What is asked | Once the pictures are set aside, transcribe the remaining data exactly.

Data provided |
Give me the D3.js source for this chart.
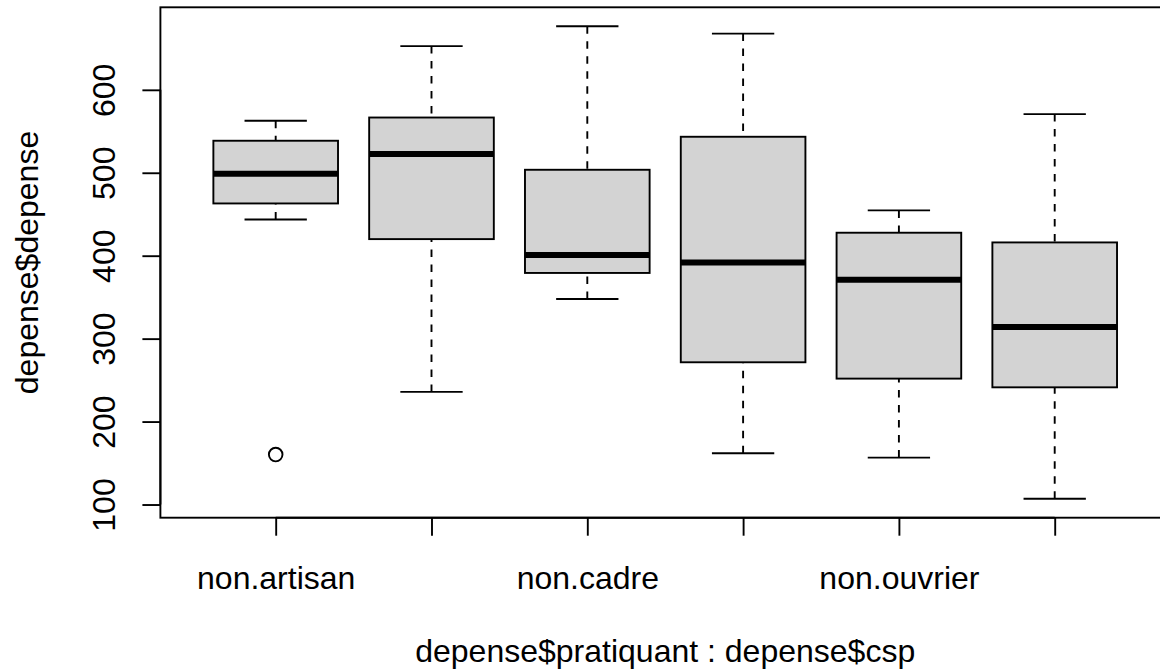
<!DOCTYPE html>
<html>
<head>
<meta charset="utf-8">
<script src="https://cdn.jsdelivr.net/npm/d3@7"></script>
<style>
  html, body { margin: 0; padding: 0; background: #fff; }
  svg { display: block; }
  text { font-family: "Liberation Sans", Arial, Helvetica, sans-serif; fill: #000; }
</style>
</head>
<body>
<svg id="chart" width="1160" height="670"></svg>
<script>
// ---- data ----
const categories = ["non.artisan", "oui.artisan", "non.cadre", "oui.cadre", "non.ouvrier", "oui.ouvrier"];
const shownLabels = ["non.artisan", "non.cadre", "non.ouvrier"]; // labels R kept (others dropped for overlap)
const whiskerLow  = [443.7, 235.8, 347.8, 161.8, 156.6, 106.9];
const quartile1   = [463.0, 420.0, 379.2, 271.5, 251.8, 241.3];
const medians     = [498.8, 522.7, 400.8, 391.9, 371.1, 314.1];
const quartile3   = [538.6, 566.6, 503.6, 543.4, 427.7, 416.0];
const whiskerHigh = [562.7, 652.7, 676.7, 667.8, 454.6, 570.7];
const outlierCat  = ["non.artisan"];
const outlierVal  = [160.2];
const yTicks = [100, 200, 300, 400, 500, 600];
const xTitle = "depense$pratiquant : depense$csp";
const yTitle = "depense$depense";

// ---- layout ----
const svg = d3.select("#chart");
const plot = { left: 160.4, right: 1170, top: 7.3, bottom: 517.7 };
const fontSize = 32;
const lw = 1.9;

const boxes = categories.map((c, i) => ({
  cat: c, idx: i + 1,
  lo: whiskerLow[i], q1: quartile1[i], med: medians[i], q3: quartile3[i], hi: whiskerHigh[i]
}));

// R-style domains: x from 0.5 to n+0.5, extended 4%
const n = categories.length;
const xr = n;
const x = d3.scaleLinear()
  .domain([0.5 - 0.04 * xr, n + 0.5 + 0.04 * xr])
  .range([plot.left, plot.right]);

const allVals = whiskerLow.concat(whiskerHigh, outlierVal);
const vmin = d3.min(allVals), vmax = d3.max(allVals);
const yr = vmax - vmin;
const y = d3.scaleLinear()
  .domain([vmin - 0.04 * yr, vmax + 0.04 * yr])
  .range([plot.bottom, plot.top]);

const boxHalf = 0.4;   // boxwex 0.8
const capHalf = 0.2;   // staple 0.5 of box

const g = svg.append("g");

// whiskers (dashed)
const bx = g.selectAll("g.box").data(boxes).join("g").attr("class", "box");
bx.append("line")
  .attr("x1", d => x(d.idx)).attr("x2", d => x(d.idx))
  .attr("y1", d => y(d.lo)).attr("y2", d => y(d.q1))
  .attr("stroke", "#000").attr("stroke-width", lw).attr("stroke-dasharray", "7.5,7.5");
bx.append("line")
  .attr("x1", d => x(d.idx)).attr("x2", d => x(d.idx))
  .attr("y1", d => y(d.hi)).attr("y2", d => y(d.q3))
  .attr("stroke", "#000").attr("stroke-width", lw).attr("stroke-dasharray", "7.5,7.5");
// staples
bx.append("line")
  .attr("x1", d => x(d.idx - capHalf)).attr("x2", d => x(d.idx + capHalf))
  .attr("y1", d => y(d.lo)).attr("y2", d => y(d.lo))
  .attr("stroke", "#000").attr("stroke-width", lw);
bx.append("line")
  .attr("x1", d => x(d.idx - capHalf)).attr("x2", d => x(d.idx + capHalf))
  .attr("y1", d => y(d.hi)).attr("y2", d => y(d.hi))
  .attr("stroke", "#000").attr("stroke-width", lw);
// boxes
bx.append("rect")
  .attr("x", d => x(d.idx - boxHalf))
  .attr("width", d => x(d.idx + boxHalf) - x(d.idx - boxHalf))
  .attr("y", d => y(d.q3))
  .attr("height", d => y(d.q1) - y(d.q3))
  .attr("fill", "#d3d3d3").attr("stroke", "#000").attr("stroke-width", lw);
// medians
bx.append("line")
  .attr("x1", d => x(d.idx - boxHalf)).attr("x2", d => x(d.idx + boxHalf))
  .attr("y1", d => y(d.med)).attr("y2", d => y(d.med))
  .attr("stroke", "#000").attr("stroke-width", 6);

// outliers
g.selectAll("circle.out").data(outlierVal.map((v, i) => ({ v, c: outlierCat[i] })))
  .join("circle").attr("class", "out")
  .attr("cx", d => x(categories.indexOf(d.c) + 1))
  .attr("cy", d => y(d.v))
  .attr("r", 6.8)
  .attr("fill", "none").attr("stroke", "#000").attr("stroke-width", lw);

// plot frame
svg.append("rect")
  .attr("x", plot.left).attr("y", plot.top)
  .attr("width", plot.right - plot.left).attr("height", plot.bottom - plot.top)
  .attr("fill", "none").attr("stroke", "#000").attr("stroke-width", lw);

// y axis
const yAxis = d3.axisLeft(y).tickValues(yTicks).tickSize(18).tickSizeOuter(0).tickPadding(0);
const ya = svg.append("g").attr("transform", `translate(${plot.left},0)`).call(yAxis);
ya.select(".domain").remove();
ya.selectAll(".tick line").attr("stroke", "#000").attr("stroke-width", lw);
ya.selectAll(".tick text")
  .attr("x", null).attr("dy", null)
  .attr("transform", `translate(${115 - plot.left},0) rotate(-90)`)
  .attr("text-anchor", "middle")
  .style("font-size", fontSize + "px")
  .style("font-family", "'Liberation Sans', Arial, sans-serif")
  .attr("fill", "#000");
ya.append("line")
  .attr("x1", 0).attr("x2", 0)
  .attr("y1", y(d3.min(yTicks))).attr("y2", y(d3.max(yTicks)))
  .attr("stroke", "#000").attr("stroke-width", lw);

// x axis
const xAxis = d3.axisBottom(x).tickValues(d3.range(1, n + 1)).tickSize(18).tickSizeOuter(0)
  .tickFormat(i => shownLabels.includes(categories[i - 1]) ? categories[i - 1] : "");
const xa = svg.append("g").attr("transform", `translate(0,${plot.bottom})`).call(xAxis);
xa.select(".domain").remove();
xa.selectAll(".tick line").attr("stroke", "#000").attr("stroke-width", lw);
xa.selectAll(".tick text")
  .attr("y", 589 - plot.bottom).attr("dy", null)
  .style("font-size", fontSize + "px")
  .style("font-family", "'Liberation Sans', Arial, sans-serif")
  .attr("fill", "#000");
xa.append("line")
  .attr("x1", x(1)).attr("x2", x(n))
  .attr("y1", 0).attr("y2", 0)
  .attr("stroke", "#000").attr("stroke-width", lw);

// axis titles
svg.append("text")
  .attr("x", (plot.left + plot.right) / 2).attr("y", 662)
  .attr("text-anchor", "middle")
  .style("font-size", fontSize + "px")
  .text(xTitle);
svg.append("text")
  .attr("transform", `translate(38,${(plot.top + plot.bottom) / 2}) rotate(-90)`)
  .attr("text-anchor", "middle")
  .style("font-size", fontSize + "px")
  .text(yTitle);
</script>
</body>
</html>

The output |
Give me the D3.js source for this chart.
<!DOCTYPE html>
<html>
<head>
<meta charset="utf-8">
<script src="https://cdn.jsdelivr.net/npm/d3@7"></script>
<style>
  html, body { margin: 0; padding: 0; background: #fff; }
  svg { display: block; }
  text { font-family: "Liberation Sans", Arial, Helvetica, sans-serif; fill: #000; }
</style>
</head>
<body>
<svg id="chart" width="1160" height="670"></svg>
<script>
// ---- data ----
const categories = ["non.artisan", "oui.artisan", "non.cadre", "oui.cadre", "non.ouvrier", "oui.ouvrier"];
const shownLabels = ["non.artisan", "non.cadre", "non.ouvrier"]; // labels R kept (others dropped for overlap)
const whiskerLow  = [443.7, 235.8, 347.8, 161.8, 156.6, 106.9];
const quartile1   = [463.0, 420.0, 379.2, 271.5, 251.8, 241.3];
const medians     = [498.8, 522.7, 400.8, 391.9, 371.1, 314.1];
const quartile3   = [538.6, 566.6, 503.6, 543.4, 427.7, 416.0];
const whiskerHigh = [562.7, 652.7, 676.7, 667.8, 454.6, 570.7];
const outlierCat  = ["non.artisan"];
const outlierVal  = [160.2];
const yTicks = [100, 200, 300, 400, 500, 600];
const xTitle = "depense$pratiquant : depense$csp";
const yTitle = "depense$depense";

// ---- layout ----
const svg = d3.select("#chart");
const plot = { left: 160.4, right: 1170, top: 7.3, bottom: 517.7 };
const fontSize = 32;
const lw = 1.9;

const boxes = categories.map((c, i) => ({
  cat: c, idx: i + 1,
  lo: whiskerLow[i], q1: quartile1[i], med: medians[i], q3: quartile3[i], hi: whiskerHigh[i]
}));

// R-style domains: x from 0.5 to n+0.5, extended 4%
const n = categories.length;
const xr = n;
const x = d3.scaleLinear()
  .domain([0.5 - 0.04 * xr, n + 0.5 + 0.04 * xr])
  .range([plot.left, plot.right]);

const allVals = whiskerLow.concat(whiskerHigh, outlierVal);
const vmin = d3.min(allVals), vmax = d3.max(allVals);
const yr = vmax - vmin;
const y = d3.scaleLinear()
  .domain([vmin - 0.04 * yr, vmax + 0.04 * yr])
  .range([plot.bottom, plot.top]);

const boxHalf = 0.4;   // boxwex 0.8
const capHalf = 0.2;   // staple 0.5 of box

const g = svg.append("g");

// whiskers (dashed)
const bx = g.selectAll("g.box").data(boxes).join("g").attr("class", "box");
bx.append("line")
  .attr("x1", d => x(d.idx)).attr("x2", d => x(d.idx))
  .attr("y1", d => y(d.lo)).attr("y2", d => y(d.q1))
  .attr("stroke", "#000").attr("stroke-width", lw).attr("stroke-dasharray", "7.5,7.5");
bx.append("line")
  .attr("x1", d => x(d.idx)).attr("x2", d => x(d.idx))
  .attr("y1", d => y(d.hi)).attr("y2", d => y(d.q3))
  .attr("stroke", "#000").attr("stroke-width", lw).attr("stroke-dasharray", "7.5,7.5");
// staples
bx.append("line")
  .attr("x1", d => x(d.idx - capHalf)).attr("x2", d => x(d.idx + capHalf))
  .attr("y1", d => y(d.lo)).attr("y2", d => y(d.lo))
  .attr("stroke", "#000").attr("stroke-width", lw);
bx.append("line")
  .attr("x1", d => x(d.idx - capHalf)).attr("x2", d => x(d.idx + capHalf))
  .attr("y1", d => y(d.hi)).attr("y2", d => y(d.hi))
  .attr("stroke", "#000").attr("stroke-width", lw);
// boxes
bx.append("rect")
  .attr("x", d => x(d.idx - boxHalf))
  .attr("width", d => x(d.idx + boxHalf) - x(d.idx - boxHalf))
  .attr("y", d => y(d.q3))
  .attr("height", d => y(d.q1) - y(d.q3))
  .attr("fill", "#d3d3d3").attr("stroke", "#000").attr("stroke-width", lw);
// medians
bx.append("line")
  .attr("x1", d => x(d.idx - boxHalf)).attr("x2", d => x(d.idx + boxHalf))
  .attr("y1", d => y(d.med)).attr("y2", d => y(d.med))
  .attr("stroke", "#000").attr("stroke-width", 6);

// outliers
g.selectAll("circle.out").data(outlierVal.map((v, i) => ({ v, c: outlierCat[i] })))
  .join("circle").attr("class", "out")
  .attr("cx", d => x(categories.indexOf(d.c) + 1))
  .attr("cy", d => y(d.v))
  .attr("r", 6.8)
  .attr("fill", "none").attr("stroke", "#000").attr("stroke-width", lw);

// plot frame
svg.append("rect")
  .attr("x", plot.left).attr("y", plot.top)
  .attr("width", plot.right - plot.left).attr("height", plot.bottom - plot.top)
  .attr("fill", "none").attr("stroke", "#000").attr("stroke-width", lw);

// y axis
const yAxis = d3.axisLeft(y).tickValues(yTicks).tickSize(18).tickSizeOuter(0).tickPadding(0);
const ya = svg.append("g").attr("transform", `translate(${plot.left},0)`).call(yAxis);
ya.select(".domain").remove();
ya.selectAll(".tick line").attr("stroke", "#000").attr("stroke-width", lw);
ya.selectAll(".tick text")
  .attr("x", null).attr("dy", null)
  .attr("transform", `translate(${115 - plot.left},0) rotate(-90)`)
  .attr("text-anchor", "middle")
  .style("font-size", fontSize + "px")
  .style("font-family", "'Liberation Sans', Arial, sans-serif")
  .attr("fill", "#000");
ya.append("line")
  .attr("x1", 0).attr("x2", 0)
  .attr("y1", y(d3.min(yTicks))).attr("y2", y(d3.max(yTicks)))
  .attr("stroke", "#000").attr("stroke-width", lw);

// x axis
const xAxis = d3.axisBottom(x).tickValues(d3.range(1, n + 1)).tickSize(18).tickSizeOuter(0)
  .tickFormat(i => shownLabels.includes(categories[i - 1]) ? categories[i - 1] : "");
const xa = svg.append("g").attr("transform", `translate(0,${plot.bottom})`).call(xAxis);
xa.select(".domain").remove();
xa.selectAll(".tick line").attr("stroke", "#000").attr("stroke-width", lw);
xa.selectAll(".tick text")
  .attr("y", 589 - plot.bottom).attr("dy", null)
  .style("font-size", fontSize + "px")
  .style("font-family", "'Liberation Sans', Arial, sans-serif")
  .attr("fill", "#000");
xa.append("line")
  .attr("x1", x(1)).attr("x2", x(n))
  .attr("y1", 0).attr("y2", 0)
  .attr("stroke", "#000").attr("stroke-width", lw);

// axis titles
svg.append("text")
  .attr("x", (plot.left + plot.right) / 2).attr("y", 662)
  .attr("text-anchor", "middle")
  .style("font-size", fontSize + "px")
  .text(xTitle);
svg.append("text")
  .attr("transform", `translate(38,${(plot.top + plot.bottom) / 2}) rotate(-90)`)
  .attr("text-anchor", "middle")
  .style("font-size", fontSize + "px")
  .text(yTitle);
</script>
</body>
</html>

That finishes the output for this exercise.